Enhanced financial regulation typically comes with intended and unintended consequences. Directive 2004/39/EC, the Market for Financial Instruments Directive (MiFID), for example, successfully increased competition among financial instrument trading organizations in Europe. This brought down consumer prices and narrowed margins. It also sent market participants looking to move large blocks of shares into dark pools, where trade data are not made public.

There will be intended and unintended consequences from MiFID's successor, MiFID2, which is anticipated to be in effect by January 2018. Laura Noonan, of the Financial Times (FT), identifies one anticipated effect when she writes here , "MiFID2 will reshape the way analysts report on companies and how the research can be priced and circulated to investors."

She's referring to the expectation that banks will no longer subsidize research departments, and will instead look to charge consumers of financial products for research on a stand-alone basis. That kind of potential change to legislation has banks in Europe experimenting with data to determine what kind of research consumers are willing to pay for, and how much they are willing to pay.

The upcoming changes are also a concern to research departments, some of whom believe an already shrinking number of in-house analysts will be reduced further as banks look for ways to turn research cost centers into research profit centers. While Noonan suggests the changes will trigger an impending flight to quality, there may also be other effects. For example, there may be further movements into the financial research market by non-dealer organizations, like media outlets, and the continued emergence of growth among stand-alone research providers.

The latter could occur because leaner research departments would be less flexible when research demand fluctuates with market volatility, and more likely to outsource research to external research providers.

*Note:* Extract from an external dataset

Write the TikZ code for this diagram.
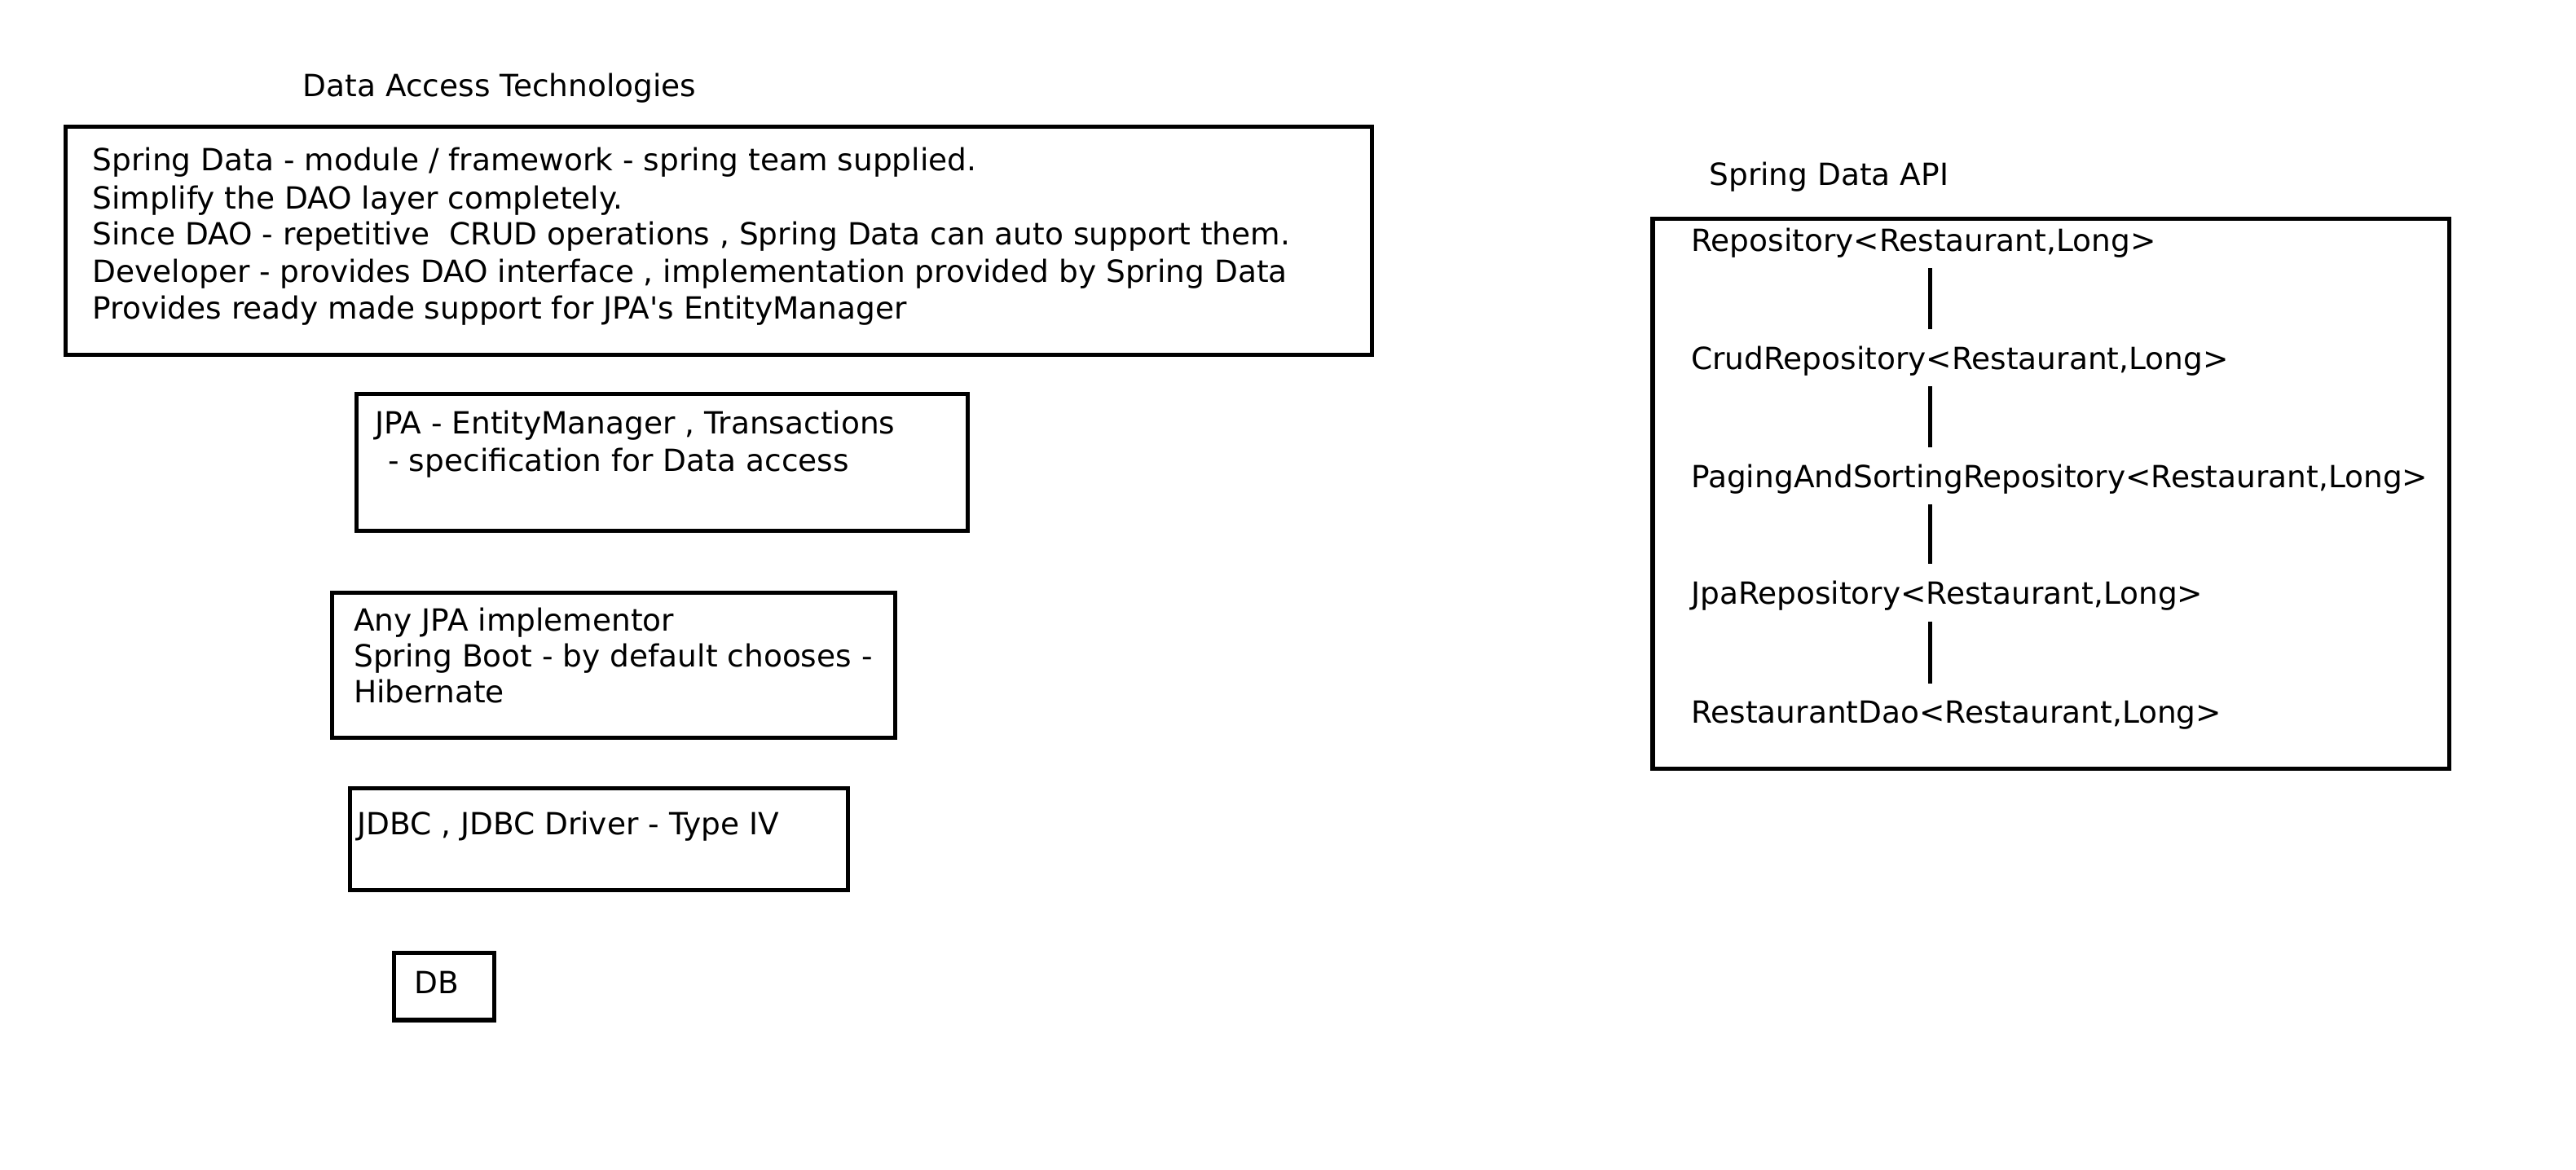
\documentclass[tikz,border=0pt]{standalone}
\usepackage{fontspec}
\setmainfont{DejaVu Sans}
\tikzset{
  box/.style={draw, line width=1.3pt},
  txt/.style={anchor=base west, inner sep=0pt, font=\fontsize{9.3}{11}\selectfont},
  link/.style={line width=1.3pt, shorten <=3pt, shorten >=5pt}
}
\begin{document}
\begin{tikzpicture}[x=0.5pt, y=-0.5pt]
  \useasboundingbox (0,0) rectangle (1568,712);

  % data access stack
  \node[txt] (datitle) at (184,59) {Data Access Technologies};

  \draw[box] (40,77) rectangle (835,216);
  \node[txt] (sd1) at (56,104) {Spring Data - module / framework - spring team supplied.};
  \node[txt] (sd2) at (56,127) {Simplify the DAO layer completely.};
  \node[txt] (sd3) at (56,149) {Since DAO - repetitive \ CRUD operations , Spring Data can auto support them.};
  \node[txt] (sd4) at (56,172) {Developer - provides DAO interface , implementation provided by Spring Data};
  \node[txt] (sd5) at (56,194) {Provides ready made support for JPA\textquotesingle s EntityManager};

  \draw[box] (217,240) rectangle (589,323);
  \node[txt] (jpa1) at (228,264) {JPA - EntityManager , Transactions};
  \node[txt] (jpa2) at (236,287) {- specification for Data access};

  \draw[box] (202,361) rectangle (545,449);
  \node[txt] (impl1) at (215,384) {Any JPA implementor};
  \node[txt] (impl2) at (215,406) {Spring Boot - by default chooses -};
  \node[txt] (impl3) at (215,428) {Hibernate};

  \draw[box] (213,480) rectangle (516,542);
  \node[txt] (jdbc) at (217,508) {JDBC , JDBC Driver - Type IV};

  \draw[box] (240,580) rectangle (301,621);
  \node[txt] (db) at (252,605) {DB};

  % spring data api
  \node[txt] (apititle) at (1040,113) {Spring Data API};

  \draw[box] (1006,133) rectangle (1491,468);
  \node[txt] (repo) at (1029,153) {Repository<Restaurant,Long>};
  \node[txt] (crud) at (1029,225) {CrudRepository<Restaurant,Long>};
  \node[txt] (paging) at (1029,297) {PagingAndSortingRepository<Restaurant,Long>};
  \node[txt] (jparepo) at (1029,368) {JpaRepository<Restaurant,Long>};
  \node[txt] (dao) at (1029,440) {RestaurantDao<Restaurant,Long>};

  \coordinate (axis) at (1175,0);
  \draw[link] (repo.south -| axis) -- (crud.north -| axis);
  \draw[link] (crud.south -| axis) -- (paging.north -| axis);
  \draw[link] (paging.south -| axis) -- (jparepo.north -| axis);
  \draw[link] (jparepo.south -| axis) -- (dao.north -| axis);
\end{tikzpicture}
\end{document}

Those providers would see increases in intermittent client numbers and growth to bottom lines.

While MiFID2 will undoubtedly refine pricing and quantity in financial research markets, the anticipation of such a change is in itself an argument for outsourcing research. When there is a cost center, there can be too much supply and not enough demand. Down-sizing the cost center and outsourcing to meet intermittent demand can turn a cost-center into a profit center.